糸井 おなじみのチームになりそうなんですか。
いや、ならないですね。
糸井 そんなことはならないんですか。
ええ。
糸井 もう次のこと動いてるんですか。
次のことは、そうですね、
ヨチヨチ歩きでって感じで。
糸井 何年に1本みたいな、
そんなペースはあるんですか。
いや、できれば理想は1年に1本ぐらい
やりたいんですけど。
糸井 そうはいかない?
そうですね。なかなか自分で
台本に手を入れるんで、
そうなると1年に1本ペースって
ちょっと厳しいですよね。
糸井 自分で本を書くというのは、
やっぱり取組みとしては
非常に深いってことなんですね。
深いっていうかやっぱり映画って、
人から聞いた企画でも
自分がこれやりたいと思ったとしても、
すべてが全部わかってて
「これやりたい」ってところから
出発してないと、と思うんですよね。
何かちょっとした、
「何かわからないけど、これだ」
ってあるじゃないですか。
それをやっぱり本を書きながら、
「あ、自分はこれの
 こういうとこがいいと思ったんだ」
とか1個ずつ確認したり、本当にゼロから
それが積み上げられていくんで、
やっぱり現場でいろんな無駄も
しなきゃいけないし、
スタッフなんかほとんど年上ばっかりだし、
役者も、僕よりいろんな現場行って、
いろんな有名な監督と仕事してるし、
そういう人たち一人一人と向き合うためには
やっぱり、自分がこれを
一番理解してるとか、
そういうそれを武器にしちゃわないと、
そこから始まらないと、その人たちと‥‥
 
糸井 張り合えない。
ええ、張り合うときにちょっと‥‥
難しいかなって気がするんですけどね。
糸井 思えば『フラガール』って
シネカノンは小さいかもしれないけれど
けっこう大きいサイズの映画だったと
思うんです。
そんな大きいってほどじゃないですけど、
まあ、ミドルクラスになります。
サイズ的にはメジャーな映画会社でも
全然ありのサイズなんです。
小さくはないです。
糸井 そういうサイズのものを
これからもやっていくんでしょうね、
立場的に。
いや、それはもう企画次第ですよね。
糸井 自分で思ったことが大きければ
大きいものに?
これは大きくやりたいし、
大きい環境が整えば
それは大きくやりますし、
ビッグプロジェクトにならないと思ったら
小さくやればいいし、それは企画に応じて。
糸井 それはのちにプロデューサーとの
話になるんですか。
そうですね。

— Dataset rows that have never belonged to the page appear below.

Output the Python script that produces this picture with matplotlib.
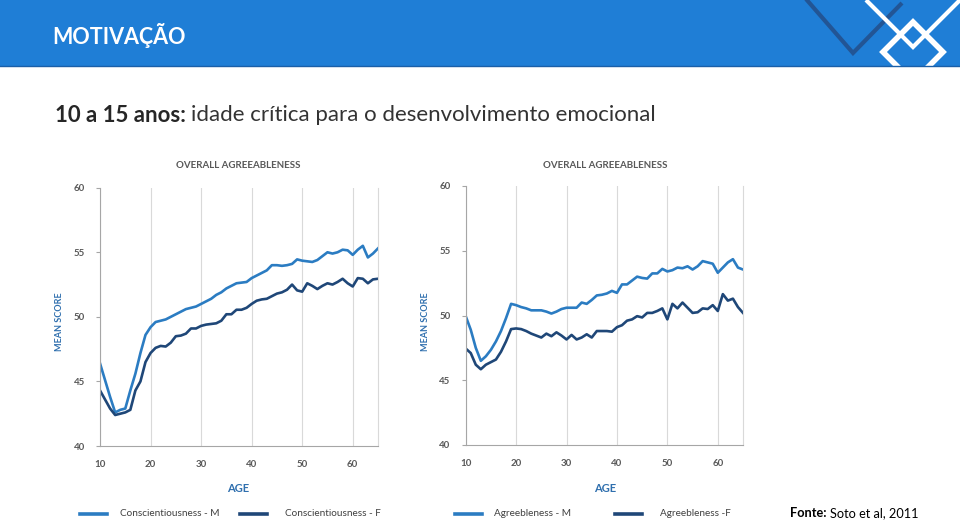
import matplotlib
matplotlib.use("Agg")
import matplotlib.pyplot as plt
from matplotlib.lines import Line2D
from matplotlib.patches import Rectangle, Polygon

plt.rcParams['font.family'] = ['Lato', 'DejaVu Sans']

ages = list(range(10, 66))

consc_m = [46.4, 45.1, 43.8, 42.6, 42.8, 42.9, 44.3, 45.6, 47.2, 48.6,
           49.2, 49.6, 49.7, 49.8, 50.0, 50.2, 50.4, 50.6, 50.7, 50.8,
           51.0, 51.2, 51.4, 51.7, 51.9, 52.2, 52.4, 52.6, 52.65, 52.7,
           53.0, 53.2, 53.4, 53.6, 54.0, 54.0, 53.95, 54.0, 54.1, 54.45,
           54.35, 54.3, 54.25, 54.4, 54.7, 55.0, 54.9, 55.0, 55.2, 55.15,
           54.8, 55.2, 55.5, 54.6, 54.9, 55.3]
consc_f = [44.3, 43.6, 42.9, 42.4, 42.5, 42.6, 42.8, 44.3, 45.0, 46.5,
           47.2, 47.6, 47.75, 47.7, 48.0, 48.5, 48.55, 48.7, 49.1, 49.1,
           49.3, 49.4, 49.45, 49.5, 49.7, 50.2, 50.2, 50.55, 50.55, 50.7,
           51.0, 51.25, 51.35, 51.4, 51.6, 51.8, 51.9, 52.1, 52.5, 52.05,
           51.95, 52.6, 52.4, 52.15, 52.4, 52.6, 52.5, 52.7, 52.95, 52.6,
           52.35, 53.0, 52.95, 52.6, 52.9, 52.95]
agree_m = [49.95, 48.9, 47.5, 46.5, 46.85, 47.35, 48.0, 48.8, 49.8, 50.9,
           50.8, 50.65, 50.55, 50.4, 50.4, 50.4, 50.3, 50.15, 50.3, 50.5,
           50.6, 50.6, 50.6, 51.0, 50.9, 51.2, 51.55, 51.6, 51.7, 51.9,
           51.75, 52.4, 52.4, 52.7, 53.0, 52.9, 52.85, 53.25, 53.25, 53.6,
           53.4, 53.5, 53.7, 53.65, 53.8, 53.55, 53.8, 54.2, 54.1, 54.0,
           53.3, 53.7, 54.1, 54.35, 53.7, 53.55]
agree_f = [47.45, 47.1, 46.2, 45.85, 46.2, 46.4, 46.6, 47.2, 48.0, 48.95,
           49.0, 48.95, 48.8, 48.6, 48.45, 48.3, 48.6, 48.4, 48.7, 48.45,
           48.15, 48.5, 48.15, 48.3, 48.55, 48.3, 48.8, 48.8, 48.8, 48.75,
           49.1, 49.25, 49.6, 49.7, 49.95, 49.85, 50.2, 50.2, 50.35, 50.55,
           49.7, 50.9, 50.55, 51.0, 50.6, 50.2, 50.25, 50.55, 50.5, 50.8,
           50.35, 51.65, 51.15, 51.3, 50.65, 50.2]

x_ticks = [10, 20, 30, 40, 50, 60]
y_ticks = [40, 45, 50, 55, 60]
legend_labels = ["Conscientiousness - M", "Conscientiousness - F",
                 "Agreebleness - M", "Agreebleness -F"]

LIGHT = "#2b7cc2"
DARK = "#1f4778"
HEADER = "#1f7ed6"
AXBLUE = "#2f6fae"
GRAY = "#595959"

W, H = 960, 520
fig = plt.figure(figsize=(W / 100, H / 100), dpi=100)
fig.patch.set_facecolor("white")
renderer = fig.canvas.get_renderer()

def fx(px):
    return px / W

def fy(py):
    return 1 - py / H

def text_after(t, gap_px, s, **kw):
    bb = t.get_window_extent(renderer=renderer)
    return fig.text((bb.x1 + gap_px) / W, t.get_position()[1], s, **kw)

# header bar
fig.add_artist(Rectangle((0, fy(66)), 1, 66 / H, transform=fig.transFigure,
                         facecolor=HEADER, edgecolor="none", zorder=0))
fig.add_artist(Line2D([0, 1], [fy(66), fy(66)], transform=fig.transFigure,
                      color="#1a5fa8", lw=1.0))
# decorative diamonds
fig.add_artist(Polygon([(fx(806), fy(-1)), (fx(853), fy(53)), (fx(902), fy(3))],
                       closed=False, fill=False, transform=fig.transFigure,
                       edgecolor="#23518e", lw=3.0, alpha=0.9))
fig.add_artist(Polygon([(fx(866), fy(0)), (fx(913), fy(47)), (fx(960), fy(0))],
                       closed=False, fill=False, transform=fig.transFigure,
                       edgecolor="white", lw=3.0))
fig.add_artist(Polygon([(fx(913), fy(22)), (fx(943), fy(52)), (fx(913), fy(82)),
                        (fx(883), fy(52))], closed=True, fill=False,
                       transform=fig.transFigure, edgecolor="white", lw=4.0))
fig.add_artist(Rectangle((fx(860), 0), 0.2, fy(67), transform=fig.transFigure,
                         facecolor="white", edgecolor="none"))

fig.text(fx(52), fy(36), "MOTIVAÇÃO", color="white", fontsize=15.5,
         fontweight="bold", va="center", ha="left")

t1 = fig.text(fx(55), fy(115), "10 a 15 anos:", color="#262626", fontsize=16,
              fontweight="bold", va="center", ha="left")
text_after(t1, 5, "idade crítica para o desenvolvimento emocional",
           color="#333333", fontsize=16, fontweight="normal",
           va="center", ha="left")

def make_axes(rect, m, f, title, tcx, tcy, ylabx):
    ax = fig.add_axes(rect)
    ax.plot(ages, m, color=LIGHT, lw=1.9, solid_joinstyle="round")
    ax.plot(ages, f, color=DARK, lw=1.9, solid_joinstyle="round")
    ax.set_xlim(10, 65)
    ax.set_ylim(40, 60)
    ax.set_xticks(x_ticks)
    ax.set_yticks(y_ticks)
    ax.grid(axis="x", color="#d9d9d9", lw=0.8)
    ax.set_axisbelow(True)
    ax.spines["top"].set_visible(False)
    ax.spines["right"].set_color("#d9d9d9")
    ax.spines["left"].set_color("#a6a6a6")
    ax.spines["bottom"].set_color("#a6a6a6")
    ax.tick_params(axis="y", length=3, color="#a6a6a6", labelsize=7,
                   labelcolor=GRAY, pad=8)
    ax.tick_params(axis="x", length=0, labelsize=7, labelcolor=GRAY, pad=10)
    for lab in ax.get_xticklabels() + ax.get_yticklabels():
        lab.set_fontweight("bold")
    fig.text(fx(tcx), fy(tcy), title, color=GRAY, fontsize=7, fontweight="bold",
             ha="center", va="center")
    fig.text(fx(ylabx), fy(322), "MEAN SCORE", color=AXBLUE, fontsize=6.5,
             fontweight="bold", ha="center", va="center", rotation=90)
    fig.text(fx(tcx), fy(488), "AGE", color=AXBLUE, fontsize=8,
             fontweight="bold", ha="center", va="center")
    return ax

make_axes([fx(100), fy(446), 278 / W, 258.3 / H], consc_m, consc_f,
          "OVERALL AGREEABLENESS", 238, 166, 60)
make_axes([fx(465.7), fy(445), 277.3 / W, 259 / H], agree_m, agree_f,
          "OVERALL AGREEABLENESS", 605, 165, 426)

# legend
leg_items = [(80, 107, 120, LIGHT), (240, 267, 285, DARK),
             (455, 482, 494, LIGHT), (615, 642, 660, DARK)]
for (x0, x1, tx, c), lab in zip(leg_items, legend_labels):
    fig.add_artist(Line2D([fx(x0), fx(x1)], [fy(514), fy(514)],
                          transform=fig.transFigure, color=c, lw=2.6))
    fig.text(fx(tx), fy(514), lab, color="#404040", fontsize=7.2,
             ha="left", va="center")

tf = fig.text(fx(790), fy(513), "Fonte:", color="black", fontsize=9.2,
              fontweight="bold", ha="left", va="center")
text_after(tf, 3, "Soto et al, 2011", color="black", fontsize=9.2,
           ha="left", va="center")

fig.savefig("out.png", dpi=100)
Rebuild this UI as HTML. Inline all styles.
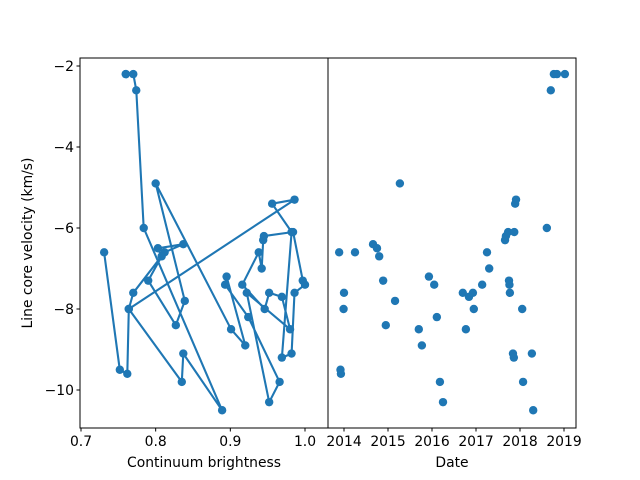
<!DOCTYPE html>
<html><head><meta charset="utf-8"><style>
body{margin:0;background:#fff}
svg{display:block;font-family:"DejaVu Sans","Liberation Sans",sans-serif}
</style></head><body>
<svg id="chart" width="640" height="480" viewBox="0 0 640 480"></svg>
<script>
const dates=[2013.89,2013.92,2013.93,2013.99,2014.0,2014.25,2014.66,2014.75,2014.8,2014.89,2014.95,2015.16,2015.27,2015.7,2015.77,2015.93,2016.05,2016.11,2016.18,2016.25,2016.7,2016.77,2016.84,2016.93,2016.95,2017.14,2017.25,2017.3,2017.66,2017.68,2017.73,2017.75,2017.76,2017.77,2017.84,2017.86,2017.87,2017.89,2017.91,2018.05,2018.07,2018.27,2018.3,2018.61,2018.7,2018.77,2018.84,2019.02];
const velocity=[-6.6,-9.5,-9.6,-8.0,-7.6,-6.6,-6.4,-6.5,-6.7,-7.3,-8.4,-7.8,-4.9,-8.5,-8.9,-7.2,-7.4,-8.2,-9.8,-10.3,-7.6,-8.5,-7.7,-7.6,-8.0,-7.4,-6.6,-7.0,-6.3,-6.2,-6.1,-7.3,-7.4,-7.6,-9.1,-9.2,-6.1,-5.4,-5.3,-8.0,-9.8,-9.1,-10.5,-6.0,-2.6,-2.2,-2.2,-2.2];
const brightness=[0.731,0.752,0.762,0.764,0.770,0.812,0.837,0.803,0.808,0.790,0.827,0.839,0.800,0.901,0.920,0.895,0.893,0.924,0.966,0.952,0.922,0.980,0.969,0.952,0.946,0.916,0.938,0.942,0.944,0.945,0.984,0.997,1.000,0.986,0.982,0.969,0.982,0.956,0.986,0.764,0.835,0.837,0.889,0.784,0.774,0.770,0.760,0.760];
const yTicks=[-2,-4,-6,-8,-10];
const yTickLabels=["\u22122","\u22124","\u22126","\u22128","\u221210"];
const bTicks=[0.7,0.8,0.9,1.0];
const bTickLabels=["0.7","0.8","0.9","1.0"];
const dTicks=[2014,2015,2016,2017,2018,2019];
const dTickLabels=["2014","2015","2016","2017","2018","2019"];

const NS="http://www.w3.org/2000/svg";
const svg=document.getElementById('chart');
const T=58,B=428,L1=80,R1=328,L2=328,R2=576;
const yS=v=>66+(v-(-2))*(390-66)/(-8);
const bS=b=>81+(b-0.7)*(305-81)/0.3;
const dS=d=>344+(d-2014)*(564-344)/5;
const C='#1f77b4';
function mk(tag,a,parent){const e=document.createElementNS(NS,tag);for(const k in a)e.setAttribute(k,a[k]);(parent||svg).appendChild(e);return e;}

const defs=mk('defs',{});
const cp=mk('clipPath',{id:'c1'},defs);mk('rect',{x:L1,y:T,width:R1-L1,height:B-T},cp);
const cp2=mk('clipPath',{id:'c2'},defs);mk('rect',{x:L2,y:T,width:R2-L2,height:B-T},cp2);
const lineG=mk('g',{'clip-path':'url(#c1)'});


const pts=brightness.map((b,i)=>bS(b).toFixed(1)+','+yS(velocity[i]).toFixed(1)).join(' ');
const pl=mk('polyline',{points:pts,fill:'none',stroke:C,'stroke-width':2.1,'stroke-linejoin':'round'},lineG);


brightness.forEach((b,i)=>{
  const c=mk('circle',{cx:bS(b),cy:yS(velocity[i]),r:4.2,fill:C},lineG);
  
  
});
const scG=mk('g',{'clip-path':'url(#c2)'});


dates.forEach((d,i)=>{
  const c=mk('circle',{cx:dS(d),cy:yS(velocity[i]),r:4.2,fill:C},scG);
  
  
});

const f1=mk('rect',{x:L1,y:T,width:R1-L1,height:B-T,fill:'none',stroke:'#000','stroke-width':1});


const f2=mk('rect',{x:L2,y:T,width:R2-L2,height:B-T,fill:'none',stroke:'#000','stroke-width':1});



function txt(x,y,s,anchor,name,extra){const t=mk('text',Object.assign({x:x,y:y,'font-size':13.9,'text-anchor':anchor,fill:'#000'},extra||{}));t.textContent=s;
  
  return t;}
yTicks.forEach((v,i)=>{const y=yS(v);mk('line',{x1:L1-3.5,x2:L1,y1:y,y2:y,stroke:'#000'});txt(L1-6,y+5,yTickLabels[i],'end','y-tick-label');});
bTicks.forEach((v,i)=>{const x=bS(v);mk('line',{x1:x,x2:x,y1:B,y2:B+3.5,stroke:'#000'});txt(x,B+18,bTickLabels[i],'middle','x-tick-label-brightness');});
dTicks.forEach((v,i)=>{const x=dS(v);mk('line',{x1:x,x2:x,y1:B,y2:B+3.5,stroke:'#000'});txt(x,B+18,dTickLabels[i],'middle','x-tick-label-date');});
txt(204,467,'Continuum brightness','middle','x-axis-title-brightness');
txt(452,467,'Date','middle','x-axis-title-date');
txt(0,0,'Line core velocity (km/s)','middle','y-axis-title',{transform:'translate(32,243) rotate(-90)'});
</script>
</body></html>
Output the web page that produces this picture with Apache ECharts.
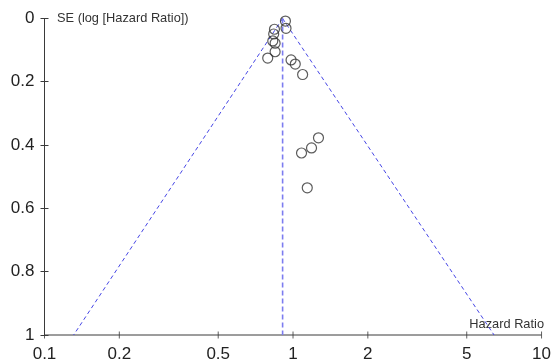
<!DOCTYPE html>
<html>
<head>
<meta charset="utf-8">
<script src="https://cdn.jsdelivr.net/npm/echarts@6/dist/echarts.min.js"></script>
<style>
html,body{margin:0;padding:0;background:#fff;}
#chart{width:554px;height:363px;}
</style>
</head>
<body>
<div id="chart"></div>
<script>
// Study-level data: hazard ratio and SE of log hazard ratio
const hazardRatio = [0.932, 0.937, 0.842, 0.836, 0.829, 0.847, 0.847, 0.791, 0.982, 1.021, 1.093, 1.266, 1.187, 1.082, 1.141];
const seLogHR     = [0.008, 0.031, 0.034, 0.049, 0.071, 0.078, 0.105, 0.125, 0.131, 0.144, 0.177, 0.377, 0.409, 0.425, 0.535];

// Pooled estimate and funnel (pseudo 95% CI) limits
const pooledHR = [0.908, 0.908];
const funnelSE = [0, 1];
const funnelLower = [0.908, 0.131];
const funnelUpper = [0.908, 6.44];

// Tick labels
const xTicks = [0.1, 0.2, 0.5, 1, 2, 5, 10];
const yTicks = [0, 0.2, 0.4, 0.6, 0.8, 1];
const xRange = [0.1, 10];
const yRange = [0, 1];

const axisColor = '#3a3a3a';
const labelColor = '#222';
const fontFam = 'Liberation Sans, Arial, sans-serif';

const chart = echarts.init(document.getElementById('chart'), null, {renderer: 'canvas'});

function pairs(xs, ys) { return xs.map((x, i) => [x, ys[i]]); }

const gridLeft = 44.5;

chart.setOption({
  animation: false,
  backgroundColor: '#fff',
  grid: {left: gridLeft, right: 10.5, top: 18.5, bottom: 26.5, containLabel: false},
  xAxis: {
    type: 'log', logBase: 10, min: xRange[0], max: xRange[1], position: 'bottom',
    splitLine: {show: false}, minorTick: {show: false},
    axisLine: {show: false},
    axisTick: {show: false},
    axisLabel: {show: true, customValues: xTicks, color: labelColor, fontSize: 17, fontFamily: fontFam, margin: 11,
      formatter: v => String(v)}
  },
  yAxis: {
    type: 'value', min: yRange[0], max: yRange[1], interval: 0.2, inverse: true, position: 'left',
    splitLine: {show: false},
    axisLine: {show: false},
    axisTick: {show: false},
    axisLabel: {show: true, color: labelColor, fontSize: 17, fontFamily: fontFam, margin: 10,
      formatter: v => String(+(+v).toFixed(1))}
  },
  series: [
    // x axis line
    {type: 'line', data: [[xRange[0], yRange[1]], [xRange[1], yRange[1]]], symbol: 'none', clip: false, silent: true,
      lineStyle: {color: axisColor, width: 1}, z: 1},
    // crossing x tick marks
    {type: 'scatter', data: xTicks.map(v => [v, yRange[1]]), symbol: 'rect', symbolSize: [1, 7], clip: false, silent: true,
      itemStyle: {color: axisColor}, z: 1},
    // funnel
    {type: 'line', data: pairs(funnelLower, funnelSE), symbol: 'none', clip: false,
      lineStyle: {color: '#4646e6', width: 1, type: [4, 3]}, silent: true, z: 2},
    {type: 'line', data: pairs(funnelUpper, funnelSE), symbol: 'none', clip: false,
      lineStyle: {color: '#4646e6', width: 1, type: [4, 3]}, silent: true, z: 2},
    {type: 'line', data: pairs(pooledHR, funnelSE), symbol: 'none', clip: false,
      lineStyle: {color: '#7c7cf0', width: 1.6, type: [5, 3]}, silent: true, z: 2},
    // studies
    {type: 'scatter', data: pairs(hazardRatio, seLogHR), symbol: 'circle', symbolSize: 10, clip: false,
      itemStyle: {color: 'rgba(0,0,0,0)', borderColor: '#333', borderWidth: 1.2}, z: 3}
  ]
});

// y axis line and crossing ticks, positioned through the chart's own scales
let ax = chart.convertToPixel({xAxisIndex: 0}, xRange[0]);
if (!isFinite(ax)) ax = gridLeft;
ax = Math.round(ax - 0.5) + 0.5;
let yTop = chart.convertToPixel({yAxisIndex: 0}, yRange[0]);
let yBot = chart.convertToPixel({yAxisIndex: 0}, yRange[1]);
if (!isFinite(yTop)) yTop = 18.5;
if (!isFinite(yBot)) yBot = 336.5;
const graphics = [
  {type: 'rect', shape: {x: ax - 0.5, y: Math.min(yTop, yBot), width: 1, height: Math.abs(yBot - yTop)},
    style: {fill: axisColor}, z: 10},
  {type: 'text', left: 57, top: 12, style: {text: 'SE (log [Hazard Ratio])', fill: '#333', font: '12.8px ' + fontFam}},
  {type: 'text', right: 10, top: 318, style: {text: 'Hazard Ratio', fill: '#333', font: '12.8px ' + fontFam}}
];
yTicks.forEach(v => {
  const py = Math.round(chart.convertToPixel({yAxisIndex: 0}, v) - 0.5) + 0.5;
  graphics.push({type: 'line', shape: {x1: ax - 4, y1: py, x2: ax + 4, y2: py}, style: {stroke: axisColor, lineWidth: 1}, z: 10});
});
chart.setOption({graphic: graphics});
</script>
</body>
</html>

やっぱり自分がいくらこれを
10億円かけてやりたいと言っても、
そう簡単に集まるものじゃないんで。
結局そのあとに、じゃ、回収するにはって
考えるじゃないですか(笑)。
やっぱりビッグバジェットになったら、
それだけその予算の何倍も
回収しなきゃいけなくて、
回収するためにはちょっとこの部分を
変えなきゃいけないとか、
本当は全部ピンクにしたかったのに
黄色とか緑混ぜなきゃいけないものが
出てくるとか、
そういうことが起こりうるんで、
そうしてまでもそれをやるかどうかって
ジャッジしたりとか。
糸井 その都度テーマによって
考えるしかないですね。
ええ。多分‥‥
糸井 これは儲かったんですよね、ちゃんと。
ちゃんと儲かってます。
糸井 でも、当てる要素を真面目に考えて
当てるように作ったって
当たんないですよね。
山崎 そうですね。当たらないでも
いいやって作ることはないですね。
糸井 ないですよね。
まあ、あまり当てようと思っても‥‥
それは会社は考えるでしょうけど、
僕はあまり考えないですけどね。
糸井 いや、考えてありますね、すでに。
僕、今日監督さんと話してて思った。
 
(笑)
糸井 つまり、当てようと思うっていうことを
一番にしなくても、
「俺わかってるからさ」
っていうとこがあるから、
そう言えるんだよ、きっと。
やっぱりある程度赤字が続くと‥‥
糸井 作れなくなっちゃうからね。
やっぱり監督続けるってことが
一番大事じゃないですか。
1本やってもう完全燃焼したら
俺はいいってこと一切思わないんで、
死ぬまで一監督である以上はやっぱり‥‥
糸井 ほかに行き場がない。
ええ、ほかにもう行き場がないんで(笑)、
ここでちょっと貯金できたら
次こういうのができるとか、
やっぱりその積み重ねですよね。
そしたら、ある日多分、
相当でかいバジェットでも
通る日が来るかもしれないんで。
今はまだオセロみたいに、
全部黒に端っこ取られる状況にあるんで。